On rougher crossings, particularly Bay of Biscay routes and some North Sea services, the crew may use additional lashing. If you're worried about the crossing conditions, mention it. Experienced ferry crew have seen everything and will tell you honestly whether extra securing is warranted.
What not to do:
Don't add your own straps to the bike after the crew have finished. The lashing pattern is deliberate and adding tension in a different direction can work against it. If you're not happy with how the bike looks, talk to the crew, don't just add more straps on top.
Protecting the Bike During the Crossing
The crew's straps go on the frame, but that doesn't mean your bike's paintwork and bodywork are automatically protected.
Fit bar end caps if you don't have them. On a crowded vehicle deck, a neighbour's mirror or a crew member's kit bag will find your bar ends eventually. Caps are cheap and prevent marking.
Consider a breathable bike cover. Not all operators allow full covers on the vehicle deck, check before you travel, but a half-cover over the seat and tank protects against the salt air and spray that gets into vehicle decks on rougher crossings. Avoid waterproof covers that trap moisture against the paintwork.
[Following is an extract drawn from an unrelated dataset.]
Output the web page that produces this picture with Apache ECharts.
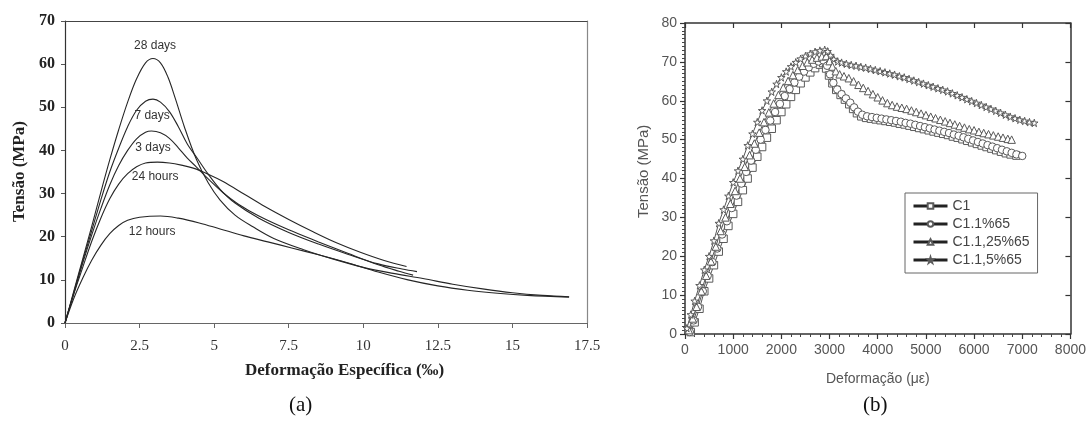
<!DOCTYPE html>
<html>
<head>
<meta charset="utf-8">
<script src="https://cdn.jsdelivr.net/npm/echarts@6/dist/echarts.min.js"></script>
<style>
html, body { margin: 0; padding: 0; background: #fff; }
#chart { width: 1089px; height: 426px; }
</style>
</head>
<body>
<div id="chart"></div>
<script>
// (a) tensão x deformação específica (‰) por idade
var h12 = [[0,0],[0.3,5.8],[0.6,10.5],[0.9,14.6],[1.2,18],[1.5,20.7],[1.8,22.6],[2.1,23.8],[2.5,24.5],[3.2,24.8],[3.8,24.3],[4.5,23.2],[5.2,21.8],[6,20.2],[6.8,18.8],[7.6,17.4],[8.5,15.8],[9.5,13.9],[10.5,11.8],[11.5,10],[12.5,8.6],[13.5,7.6],[14.5,6.9],[15.5,6.4],[16.9,6.0]];
var h24 = [[0,0],[0.3,6.8],[0.6,13],[0.9,19],[1.2,24.3],[1.5,28.8],[1.8,32.2],[2.1,34.6],[2.4,36.2],[2.7,37.1],[3.1,37.3],[3.5,37.1],[3.9,36.6],[4.3,35.9],[4.8,34.5],[5.3,32.8],[6,29.9],[6.7,27],[7.5,24],[8.3,21.2],[9.1,18.6],[9.9,16.4],[10.7,14.5],[11.45,13.1]];
var d3 = [[0,0],[0.3,7],[0.6,14],[0.9,20.5],[1.2,26.5],[1.5,32],[1.8,36.5],[2.1,40],[2.4,42.7],[2.7,44.2],[2.9,44.5],[3.2,44.1],[3.5,42.8],[3.8,40.6],[4.1,38.2],[4.4,36.2],[4.8,33.4],[5.3,30.2],[5.8,27.6],[6.5,24.8],[7.5,21.6],[8.5,18.8],[9.5,16.1],[10.5,13.5],[11.2,12],[11.67,11.1]];
var d7 = [[0,0],[0.3,7.2],[0.6,14.5],[0.9,21.5],[1.2,28.5],[1.5,35],[1.8,40.5],[2.1,45.5],[2.4,49.3],[2.7,51.4],[2.95,51.9],[3.2,51.2],[3.5,49],[3.8,45.5],[4.1,41.5],[4.45,38],[4.8,34.5],[5.2,31],[5.7,27.8],[6.5,24.3],[7.5,21],[8.5,18.3],[9.5,15.9],[10.5,13.7],[11.3,12.5],[11.8,11.9]];
var d28 = [[0,0],[0.3,7.5],[0.6,15],[0.9,22.5],[1.2,30.3],[1.5,37.8],[1.8,44.8],[2.1,51.2],[2.4,56.6],[2.7,60.3],[2.95,61.3],[3.2,60.3],[3.45,57],[3.7,52],[4.0,45.5],[4.4,38],[4.8,32.5],[5.2,28.5],[5.7,25],[6.3,22.3],[7,19.6],[8,17],[9,14.8],[10,12.9],[11,11.5],[12,10.3],[13,9],[14,7.9],[15,7],[16,6.4],[16.9,6.1]];
var curvesA = [h12, h24, d3, d7, d28];
var labelsA = ['12 hours', '24 hours', '3 days', '7 days', '28 days'];

// (b) tensão x deformação (με)
var c1 = [[120,0.5],[200,3],[300,6.5],[400,11],[500,14.3],[600,17.7],[700,21.2],[800,24.5],[900,27.8],[1000,30.9],[1100,34],[1200,37],[1300,40],[1400,42.8],[1500,45.6],[1600,48.1],[1700,50.5],[1800,52.8],[1900,55],[2000,57.1],[2100,59.1],[2200,61],[2300,62.8],[2400,64.5],[2500,66],[2600,67.3],[2700,68.4],[2800,69.3],[2870,69.7],[2930,68.3],[2990,66.5],[3060,64.5],[3140,62.8],[3230,61.5],[3320,60.3],[3410,59.1],[3490,57.9],[3570,56.8],[3660,56],[3760,55.6],[3860,55.4],[3960,55.2],[4060,55],[4160,54.8],[4260,54.6],[4360,54.4],[4460,54.1],[4560,53.9],[4660,53.6],[4760,53.3],[4860,53],[4960,52.7],[5060,52.4],[5160,52.1],[5260,51.8],[5360,51.5],[5460,51.2],[5560,50.8],[5660,50.5],[5760,50.1],[5860,49.7],[5960,49.3],[6060,48.9],[6160,48.5],[6260,48.1],[6360,47.7],[6460,47.3],[6560,46.9],[6660,46.5],[6760,46.2],[6880,45.9]];
var c1_1 = [[100,0.5],[180,3.5],[270,7],[370,11],[470,15],[570,18.5],[670,22],[770,25.6],[870,29],[970,32.4],[1070,35.6],[1170,38.7],[1270,41.7],[1370,44.6],[1470,47.4],[1570,50],[1670,52.5],[1770,54.9],[1870,57.1],[1970,59.2],[2070,61.2],[2170,63],[2270,64.7],[2370,66.2],[2470,67.5],[2570,68.6],[2670,69.5],[2770,70.1],[2870,70.4],[2950,69],[3010,66.8],[3080,64.6],[3160,62.9],[3250,61.7],[3340,60.6],[3430,59.5],[3510,58.3],[3590,57.2],[3680,56.4],[3780,56],[3880,55.8],[3980,55.6],[4080,55.4],[4180,55.2],[4280,55],[4380,54.8],[4480,54.6],[4580,54.3],[4680,54.1],[4780,53.8],[4880,53.5],[4980,53.2],[5080,52.9],[5180,52.6],[5280,52.3],[5380,52],[5480,51.7],[5580,51.3],[5680,51],[5780,50.6],[5880,50.2],[5980,49.8],[6080,49.4],[6180,49],[6280,48.6],[6380,48.2],[6480,47.8],[6580,47.4],[6680,47],[6780,46.6],[6880,46.2],[7000,45.8]];
var c1_125 = [[80,1],[160,4],[240,7],[340,11],[440,15],[540,18.7],[640,22.5],[740,26.5],[840,30],[940,33.5],[1040,36.8],[1140,40],[1240,43],[1340,46],[1440,49],[1540,51.8],[1640,54.5],[1740,57],[1840,59.3],[1940,61.5],[2040,63.4],[2140,65.1],[2240,66.6],[2340,67.9],[2440,69],[2540,69.9],[2640,70.6],[2740,71.1],[2840,71.4],[2930,71.5],[3000,70.2],[3060,68.8],[3130,67.6],[3210,66.8],[3300,66.3],[3400,65.8],[3500,65],[3600,64.1],[3700,63.3],[3800,62.5],[3900,61.7],[4000,60.9],[4100,60.1],[4200,59.4],[4300,58.9],[4400,58.5],[4500,58.2],[4600,57.9],[4700,57.5],[4800,57.1],[4900,56.7],[5000,56.3],[5100,55.9],[5200,55.5],[5300,55.1],[5400,54.7],[5500,54.3],[5600,53.9],[5700,53.5],[5800,53.1],[5900,52.7],[6000,52.4],[6100,52],[6200,51.7],[6300,51.4],[6400,51.1],[6500,50.8],[6600,50.5],[6700,50.2],[6780,50]];
var c1_15 = [[40,1.5],[120,5],[200,8.5],[300,12.5],[400,16.5],[500,20],[600,24],[700,28.5],[800,32],[900,35.5],[1000,39],[1100,42],[1200,45],[1300,48.5],[1400,51.5],[1500,54.5],[1600,57.5],[1700,60],[1800,62.3],[1900,64.3],[2000,66],[2100,67.5],[2200,68.8],[2300,69.9],[2400,70.8],[2500,71.5],[2600,72.1],[2700,72.6],[2800,72.9],[2900,73.1],[2960,72.7],[3020,71.7],[3090,70.7],[3170,70.1],[3250,69.8],[3350,69.5],[3450,69.2],[3550,69],[3650,68.7],[3750,68.5],[3850,68.2],[3950,67.9],[4050,67.6],[4150,67.3],[4250,67],[4350,66.7],[4450,66.3],[4550,66],[4650,65.6],[4750,65.2],[4850,64.8],[4950,64.4],[5050,64],[5150,63.6],[5250,63.2],[5350,62.8],[5450,62.4],[5550,61.9],[5650,61.4],[5750,60.9],[5850,60.4],[5950,59.9],[6050,59.4],[6150,58.9],[6250,58.4],[6350,57.9],[6450,57.4],[6550,56.9],[6650,56.4],[6750,55.9],[6850,55.5],[6950,55.1],[7050,54.8],[7150,54.5],[7250,54.3]];
var curvesB = [c1, c1_1, c1_125, c1_15];
var namesB = ['C1', 'C1.1%65', 'C1.1,25%65', 'C1.1,5%65'];

var starPath = 'path://M50,0 L61,35 L98,35 L68,57 L79,91 L50,70 L21,91 L32,57 L2,35 L39,35 Z';
var symbolsB = ['rect', 'circle', 'triangle', starPath];

// onde ficam os rótulos das idades (coordenadas do gráfico a)
var labelPosA = [[2.92, 21.1], [3.02, 33.8], [2.95, 40.6], [2.92, 48], [3.02, 64.2]];

var serif = '"Liberation Serif", "Times New Roman", serif';
var sans = '"Liberation Sans", Arial, sans-serif';

var chart = echarts.init(document.getElementById('chart'));

var series = [];
curvesA.forEach(function (d, i) {
    series.push({
        type: 'line', xAxisIndex: 0, yAxisIndex: 0,
        data: d, smooth: 0.35, showSymbol: false, silent: true,
        lineStyle: { color: '#262626', width: 1.1 },
        markPoint: {
            symbol: 'circle', symbolSize: 0,
            label: { show: true, formatter: '{b}', color: '#333', fontSize: 12, fontFamily: sans },
            data: [{ name: labelsA[i], coord: labelPosA[i] }]
        }
    });
});
curvesB.forEach(function (d, i) {
    series.push({
        name: namesB[i],
        type: 'line', xAxisIndex: 2, yAxisIndex: 2,
        data: d, symbol: symbolsB[i], symbolSize: 7.5, showAllSymbol: true,
        lineStyle: { color: '#555', width: 1 },
        itemStyle: { color: '#fff', borderColor: '#5a5a5a', borderWidth: 1 }
    });
});

var option = {
    animation: false,
    grid: [
        { left: 65, top: 21, width: 522, height: 302 },
        { left: 685, top: 23, width: 386, height: 311 }
    ],
    xAxis: [
        {
            gridIndex: 0, type: 'value', min: 0, max: 17.5, interval: 2.5,
            axisLine: { lineStyle: { color: '#666', width: 1 } },
            axisTick: { show: true, length: 5, lineStyle: { color: '#666' } },
            axisLabel: { color: '#333', fontFamily: serif, fontSize: 15, margin: 16 },
            splitLine: { show: false }
        },
        {
            gridIndex: 0, type: 'value', position: 'top', min: 0, max: 17.5,
            axisLine: { onZero: false, lineStyle: { color: '#444', width: 1.2 } },
            axisTick: { show: false }, axisLabel: { show: false }, splitLine: { show: false }
        },
        {
            gridIndex: 1, type: 'value', min: 0, max: 8000, interval: 1000,
            axisLine: { lineStyle: { color: '#333', width: 1.5 } },
            axisTick: { show: true, length: 5, lineStyle: { color: '#333', width: 1.2 } },
            minorTick: { show: true, splitNumber: 5, length: 3, lineStyle: { color: '#444' } },
            axisLabel: {
                color: '#555', fontFamily: sans, fontSize: 14, margin: 9,
                formatter: function (v) { return String(v); }
            },
            splitLine: { show: false }
        },
        {
            gridIndex: 1, type: 'value', position: 'top', min: 0, max: 8000, interval: 1000,
            axisLine: { onZero: false, lineStyle: { color: '#333', width: 1.5 } },
            axisTick: { show: true, inside: true, length: 5, lineStyle: { color: '#333', width: 1.2 } },
            axisLabel: { show: false }, splitLine: { show: false }
        }
    ],
    yAxis: [
        {
            gridIndex: 0, type: 'value', min: 0, max: 70, interval: 10,
            axisLine: { show: true, lineStyle: { color: '#333', width: 1.2 } },
            axisTick: { show: true, length: 4, lineStyle: { color: '#555' } },
            axisLabel: { color: '#222', fontFamily: serif, fontWeight: 'bold', fontSize: 16, margin: 10 },
            splitLine: { show: false }
        },
        {
            gridIndex: 0, type: 'value', position: 'right', min: 0, max: 70,
            axisLine: { show: true, onZero: false, lineStyle: { color: '#888', width: 1.2 } },
            axisTick: { show: false }, axisLabel: { show: false }, splitLine: { show: false }
        },
        {
            gridIndex: 1, type: 'value', min: 0, max: 80, interval: 10,
            axisLine: { show: true, lineStyle: { color: '#333', width: 1.5 } },
            axisTick: { show: true, length: 5, lineStyle: { color: '#333', width: 1.2 } },
            minorTick: { show: true, splitNumber: 10, length: 3, lineStyle: { color: '#444' } },
            axisLabel: { color: '#555', fontFamily: sans, fontSize: 14, margin: 8 },
            splitLine: { show: false }
        },
        {
            gridIndex: 1, type: 'value', position: 'right', min: 0, max: 80, interval: 10,
            axisLine: { show: true, onZero: false, lineStyle: { color: '#333', width: 1.5 } },
            axisTick: { show: true, inside: true, length: 5, lineStyle: { color: '#333', width: 1.2 } },
            axisLabel: { show: false }, splitLine: { show: false }
        }
    ],
    legend: {
        data: namesB, orient: 'vertical', left: 905, top: 193,
        itemWidth: 34, itemHeight: 7, itemGap: 4,
        padding: [6, 8, 6, 7],
        borderColor: '#666', borderWidth: 1,
        lineStyle: { color: '#222', width: 3 },
        textStyle: { color: '#444', fontFamily: sans, fontSize: 14 }
    },
    graphic: [
        { type: 'text', left: 245, top: 362, style: { text: 'Deformação Específica (‰)', font: 'bold 17px ' + serif, fill: '#222' } },
        { type: 'text', x: 11, y: 222, rotation: Math.PI / 2, style: { text: 'Tensão (MPa)', font: 'bold 17px ' + serif, fill: '#222' } },
        { type: 'text', left: 289, top: 395, style: { text: '(a)', font: '21px ' + serif, fill: '#111' } },
        { type: 'text', left: 826, top: 372, style: { text: 'Deformação (με)', font: '14px ' + sans, fill: '#555' } },
        { type: 'text', x: 636, y: 218, rotation: Math.PI / 2, style: { text: 'Tensão (MPa)', font: '15px ' + sans, fill: '#555' } },
        { type: 'text', left: 863, top: 395, style: { text: '(b)', font: '21px ' + serif, fill: '#111' } }
    ],
    series: series
};
chart.setOption(option);
</script>
</body>
</html>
Park next to a wall if you get the choice. You'll only have a neighbour on one side rather than two. Less chance of contact from other vehicles shifting during the crossing.
Loading Your Gear for the Trip
Everything that comes off the bike at boarding needs to go back on at the other end, efficiently, in the right order, before the car deck clears and the crew are chasing you out.
Pack so that the items you need first at the destination are accessible last when loading. Strap the main luggage load, dry bags, tail packs, roll bags, before you get to the port so the process of reloading at the other end is fast. Two flat elastic straps through the rack loops, tensioned properly, and the whole thing is back on in under two minutes.
The ROKStraps Motorcycle / ATV Stretch Strap is particularly useful here, the quick-release buckle means you can get the main load on and off fast at both ends without fumbling with hooks or re-threading webbing from scratch each time. For smaller items: a jacket, a helmet bag, a drybag strapped on top, the Commuter Stretch Strap deploys and releases in seconds.
The Routes Worth Knowing
UK to Ireland: Cairnryan–Belfast (Stena/P&O, around 2 hours), Holyhead–Dublin (Stena/Irish Ferries, around 3.5 hours). Both are straightforward short crossings with regular sailings. Good starting points for the Wild Atlantic Way and the Ring of Kerry.
UK to France/Europe: Dover–Calais is the fastest crossing (around 90 minutes) and the standard gateway to Europe. Portsmouth–Caen, Portsmouth–Cherbourg, and Poole–Cherbourg are longer but put you further west and are better starting points for Brittany, the Pyrenees, or heading south.
UK to Spain: Portsmouth–Bilbao and Portsmouth–Santander (Brittany Ferries) are overnight crossings of around 24–32 hours. Longer but they drop you deep into northern Spain and save 1,000 miles of French motorway. Very popular with tourers heading to the Pyrenees or Portugal.
Scotland to Northern Isles: CalMac runs regular services to Orkney and Shetland. Shorter crossings from Scrabster to Stromness (90 minutes) and Aberdeen to Lerwick (12 hours overnight). Both are excellent for riders who want genuinely remote roads.
Taking a motorcycle on a ferry is one of the more straightforward parts of a touring trip once you've done it once. Book as a motorcycle, arrive with a low tank, take everything off the bike that isn't strapped down, let the crew do the securing, and have your load ready to go back on quickly at the other end.